Narrative Lectionary - Lent 4 - Mark
Mark 12:28-44 - New Revised Standard Version
28 One of the scribes came near and heard them disputing with one another, and seeing that he answered them well, he asked him, "Which commandment is the first of all?" 29 Jesus answered, "The first is, "Hear, O Israel: the Lord our God, the Lord is one; 30 you shall love the Lord your God with all your heart, and with all your soul, and with all your mind, and with all your strength.' 31 The second is this, "You shall love your neighbor as yourself.' There is no other commandment greater than these." 32 Then the scribe said to him, "You are right, Teacher; you have truly said that "he is one, and besides him there is no other'; 33 and "to love him with all the heart, and with all the understanding, and with all the strength,' and "to love one's neighbor as oneself,'—this is much more important than all whole burnt offerings and sacrifices." 34 When Jesus saw that he answered wisely, he said to him, "You are not far from the kingdom of God." After that no one dared to ask him any question. 35 While Jesus was teaching in the temple, he said, "How can the scribes say that the Messiah is the son of David? 36 David himself, by the Holy Spirit, declared, "The Lord said to my Lord, "Sit at my right hand, until I put your enemies under your feet." ' 37 David himself calls him Lord; so how can he be his son?" And the large crowd was listening to him with delight. 38 As he taught, he said, "Beware of the scribes, who like to walk around in long robes, and to be greeted with respect in the marketplaces, 39 and to have the best seats in the synagogues and places of honor at banquets! 40 They devour widows' houses and for the sake of appearance say long prayers.

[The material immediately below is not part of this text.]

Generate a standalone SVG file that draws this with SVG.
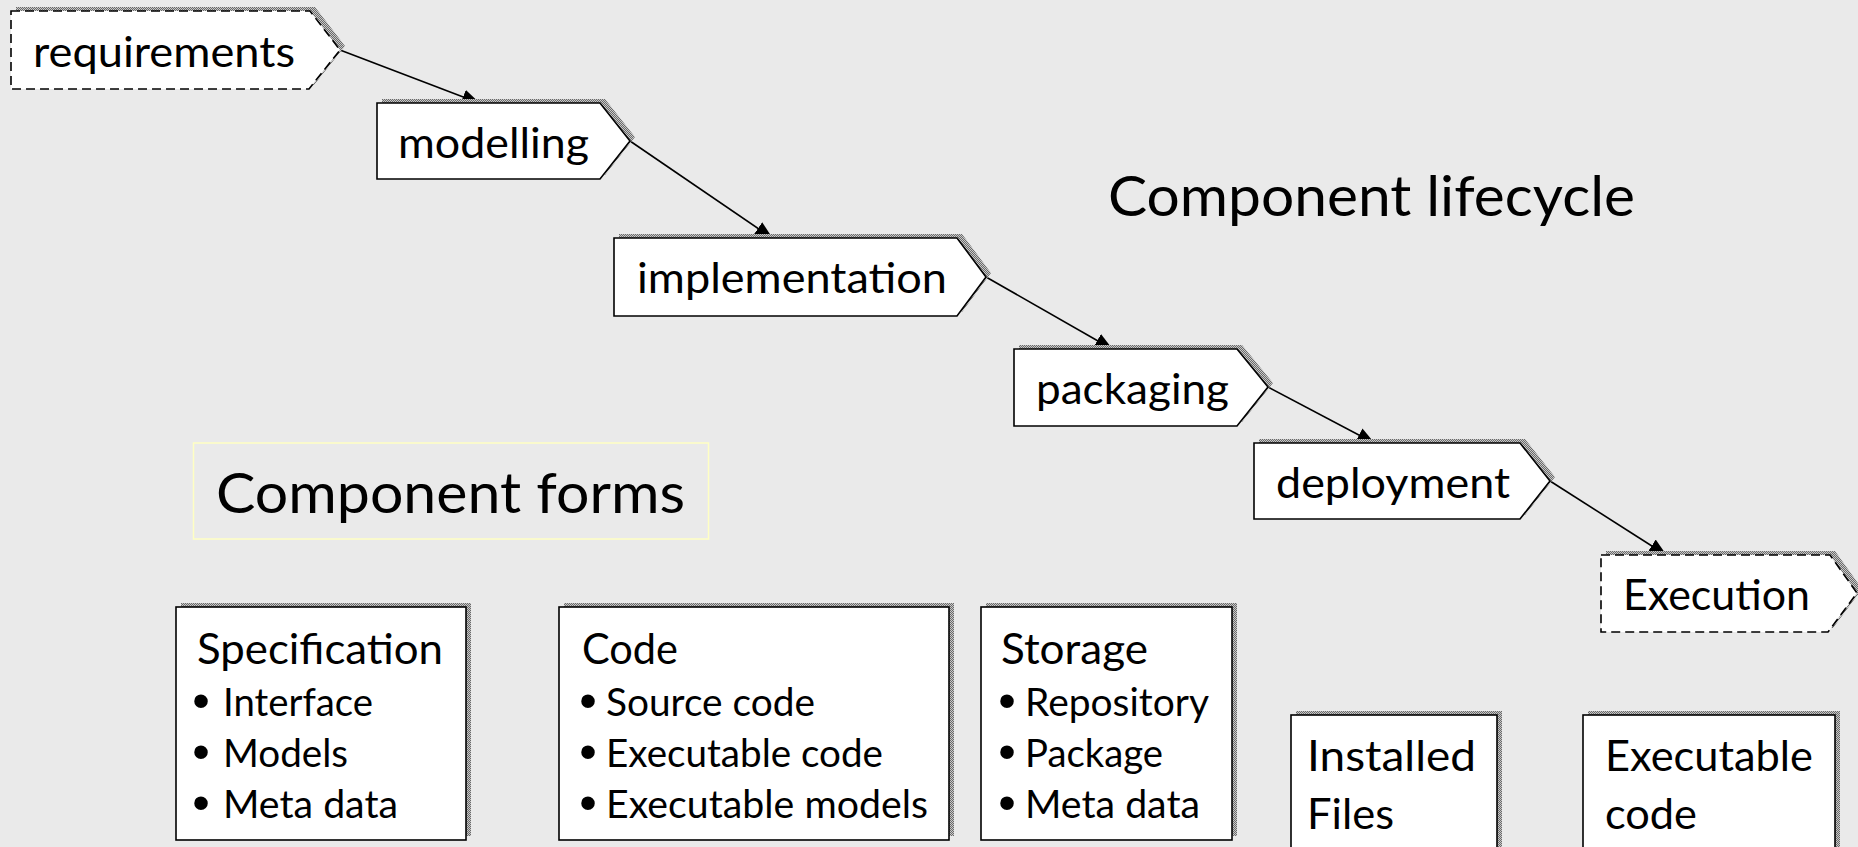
<svg xmlns="http://www.w3.org/2000/svg" width="1858" height="847" viewBox="0 0 1858 847">
<defs>
<pattern id="hatch" width="2" height="2" patternUnits="userSpaceOnUse">
<rect width="2" height="2" fill="#c8c8c8"/>
<rect width="1" height="1" fill="#6a6a6a"/>
<rect x="1" y="1" width="1" height="1" fill="#6a6a6a"/>
</pattern>
<marker id="arr" markerWidth="18" markerHeight="15" refX="17" refY="7.5" orient="auto" markerUnits="userSpaceOnUse">
<path d="M0,0 L18,7.5 L0,15 z" fill="#000"/>
</marker>
</defs>
<style>
.t{font-family:Lato,'Open Sans','Liberation Sans',sans-serif;fill:#000}
.n{font-size:43px}
.i{font-size:38px}
.h{font-size:57px}
.b{font-family:'Liberation Sans',Arial,sans-serif;font-size:50px;text-anchor:middle;fill:#000}
.box{fill:#fff;stroke:#000;stroke-width:1.6}
.dash{stroke-dasharray:9 5}
.sh{fill:url(#hatch)}
.c{fill:none;stroke:#000;stroke-width:1.6;marker-end:url(#arr)}
</style>
<rect width="1858" height="847" fill="#eaeaea"/>

<g id="title-lifecycle">
<text class="t h" x="1108" y="216" textLength="527" lengthAdjust="spacingAndGlyphs">Component lifecycle</text>
</g>

<g id="title-forms">
<rect x="193.5" y="443" width="515" height="96" fill="none" stroke="#ffffc4" stroke-width="1.5"/>
<text class="t h" x="216" y="513" textLength="469" lengthAdjust="spacingAndGlyphs">Component forms</text>
</g>

<g id="connectors">
<line class="c" x1="340" y1="50" x2="479" y2="103"/>
<line class="c" x1="630" y1="141" x2="772" y2="238"/>
<line class="c" x1="986" y1="277" x2="1112" y2="349"/>
<line class="c" x1="1268" y1="387" x2="1374" y2="443"/>
<line class="c" x1="1550" y1="481" x2="1666" y2="555"/>
</g>

<g id="requirements">
<polygon class="sh" transform="translate(5,-4)" points="11,11 310,11 340,50 309,89 11,89"/>
<polygon class="box dash" points="11,11 310,11 340,50 309,89 11,89"/>
<text class="t n" x="33" y="67" textLength="262" lengthAdjust="spacingAndGlyphs">requirements</text>
</g>

<g id="modelling">
<polygon class="sh" transform="translate(5,-4)" points="377,103 600,103 630,141 600,179 377,179"/>
<polygon class="box" points="377,103 600,103 630,141 600,179 377,179"/>
<text class="t n" x="398" y="158" textLength="191" lengthAdjust="spacingAndGlyphs">modelling</text>
</g>

<g id="implementation">
<polygon class="sh" transform="translate(5,-4)" points="614,238 957,238 986,277 957,316 614,316"/>
<polygon class="box" points="614,238 957,238 986,277 957,316 614,316"/>
<text class="t n" x="637" y="293" textLength="310" lengthAdjust="spacingAndGlyphs">implementation</text>
</g>

<g id="packaging">
<polygon class="sh" transform="translate(5,-4)" points="1014,349 1237,349 1268,387 1237,426 1014,426"/>
<polygon class="box" points="1014,349 1237,349 1268,387 1237,426 1014,426"/>
<text class="t n" x="1036" y="404" textLength="193" lengthAdjust="spacingAndGlyphs">packaging</text>
</g>

<g id="deployment">
<polygon class="sh" transform="translate(5,-4)" points="1254,443 1520,443 1550,481 1520,519 1254,519"/>
<polygon class="box" points="1254,443 1520,443 1550,481 1520,519 1254,519"/>
<text class="t n" x="1276" y="498" textLength="234" lengthAdjust="spacingAndGlyphs">deployment</text>
</g>

<g id="execution">
<polygon class="sh" transform="translate(5,-4)" points="1601,555 1830,555 1857,593 1828,632 1601,632"/>
<polygon class="box dash" points="1601,555 1830,555 1857,593 1828,632 1601,632"/>
<text class="t n" x="1623" y="610" textLength="187" lengthAdjust="spacingAndGlyphs">Execution</text>
</g>

<g id="specification">
<rect class="sh" x="181" y="603" width="290" height="233"/>
<rect class="box" x="176" y="607" width="290" height="233"/>
<text class="t n" x="197" y="664" textLength="246" lengthAdjust="spacingAndGlyphs">Specification</text>
<text class="b" x="201" y="718">•</text>
<text class="t i" x="223" y="716" textLength="150" lengthAdjust="spacingAndGlyphs">Interface</text>
<text class="b" x="201" y="769">•</text>
<text class="t i" x="223" y="767" textLength="125" lengthAdjust="spacingAndGlyphs">Models</text>
<text class="b" x="201" y="820">•</text>
<text class="t i" x="223" y="818" textLength="175" lengthAdjust="spacingAndGlyphs">Meta data</text>
</g>

<g id="code">
<rect class="sh" x="564" y="603" width="390" height="233"/>
<rect class="box" x="559" y="607" width="390" height="233"/>
<text class="t n" x="582" y="664" textLength="96" lengthAdjust="spacingAndGlyphs">Code</text>
<text class="b" x="588" y="718">•</text>
<text class="t i" x="606" y="716" textLength="209" lengthAdjust="spacingAndGlyphs">Source code</text>
<text class="b" x="588" y="769">•</text>
<text class="t i" x="606" y="767" textLength="277" lengthAdjust="spacingAndGlyphs">Executable code</text>
<text class="b" x="588" y="820">•</text>
<text class="t i" x="606" y="818" textLength="322" lengthAdjust="spacingAndGlyphs">Executable models</text>
</g>

<g id="storage">
<rect class="sh" x="986" y="603" width="251" height="233"/>
<rect class="box" x="981" y="607" width="251" height="233"/>
<text class="t n" x="1001" y="664" textLength="147" lengthAdjust="spacingAndGlyphs">Storage</text>
<text class="b" x="1007" y="718">•</text>
<text class="t i" x="1025" y="716" textLength="184" lengthAdjust="spacingAndGlyphs">Repository</text>
<text class="b" x="1007" y="769">•</text>
<text class="t i" x="1025" y="767" textLength="138" lengthAdjust="spacingAndGlyphs">Package</text>
<text class="b" x="1007" y="820">•</text>
<text class="t i" x="1025" y="818" textLength="175" lengthAdjust="spacingAndGlyphs">Meta data</text>
</g>

<g id="installed-files">
<rect class="sh" x="1296" y="711" width="206" height="150"/>
<rect class="box" x="1291" y="715" width="206" height="150"/>
<text class="t n" x="1307" y="771" textLength="169" lengthAdjust="spacingAndGlyphs">Installed</text>
<text class="t n" x="1307" y="829" textLength="87" lengthAdjust="spacingAndGlyphs">Files</text>
</g>

<g id="executable-code">
<rect class="sh" x="1588" y="711" width="252" height="150"/>
<rect class="box" x="1583" y="715" width="252" height="150"/>
<text class="t n" x="1605" y="771" textLength="208" lengthAdjust="spacingAndGlyphs">Executable</text>
<text class="t n" x="1605" y="829" textLength="92" lengthAdjust="spacingAndGlyphs">code</text>
</g>
</svg>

They will receive the greater condemnation." 41 He sat down opposite the treasury, and watched the crowd putting money into the treasury. Many rich people put in large sums. 42 A poor widow came and put in two small copper coins, which are worth a penny. 43 Then he called his disciples and said to them, "Truly I tell you, this poor widow has put in more than all those who are contributing to the treasury. 44 For all of them have contributed out of their abundance; but she out of her poverty has put in everything she had, all she had to live on."
They're trying to trap him, catch him saying something he'll regret or something that will anger the masses or something that is not politically palatable. They're looking for the sound bit that will discredit him.
But he keeps answering "well."
Jesus is being interrogated essentially by the leaders of his religion. They're asking him about taxes. They're asking him about resurrection. They're asking him about the law.
Taxes? Pay to the emperor what is the emperor's
resurrection? God is the God of the living not the dead
the law? The Lord is One.
But then Jesus asks the crowd a question. I assume the scribes were still present. It's a question about King David.
How can David be the Messiah, I mean after all.... yadda yadda yadda... yep that's how I hear the question. He starts pontificating about one reference here and how whole doctrines are build on one reference and then how that one doctrine needs to be upheld by other doctrines that also are created from one reference here or there.
I've been in those conversations. Every academic field has been in those conversations. Beliefs build by the elite and then passed down to those in the pews who neither understood the meaning nor questioned the purpose of the doctrines.
The people in the "pews" or in this case, on the field or in the synagogue or in the town square - wherever Jesus happened to be talking to them that day - had found their everyday leader.
He didn't speak like the scribes, the leaders, or the emperor. He didn't wear long robes, he wasn't given the place of honor. Those who do wear the long robes, who are greeted in the marketplace, who are given the honorable seat, they are to be condemned. There. He finally gave them the soundbite they were hoping for. I wonder what they can do with it. What kind of commercial can they make with it? What kind of harm can they do to this growingly popular leader of the people?
He doesn't stop though with the indictment. He turns to an opposing figure, a widow who would've gone unnoticed. She did not wear long robes, was not given the place of honor. she gave of herself, fully. And she was giving to the treasury - of the same system whose leaders were the recipients of Jesus' condemnation. She gave herself fully.
For me, this lengthy narrative is more about how Jesus' teachings and demeanor was not fitting into the subscribed religion of his day. He was headed to death. He was not saving himself or his legacy or his religious upbringing.
As we move closer to the cross, this interrogation and indictment invites us to look at our own systems, our own blindspots, our own unquestioned doctrines to see how they help us follow the Palestinian Jew named Jesus. He was headed to death. Do our beliefs, actions, values head there too?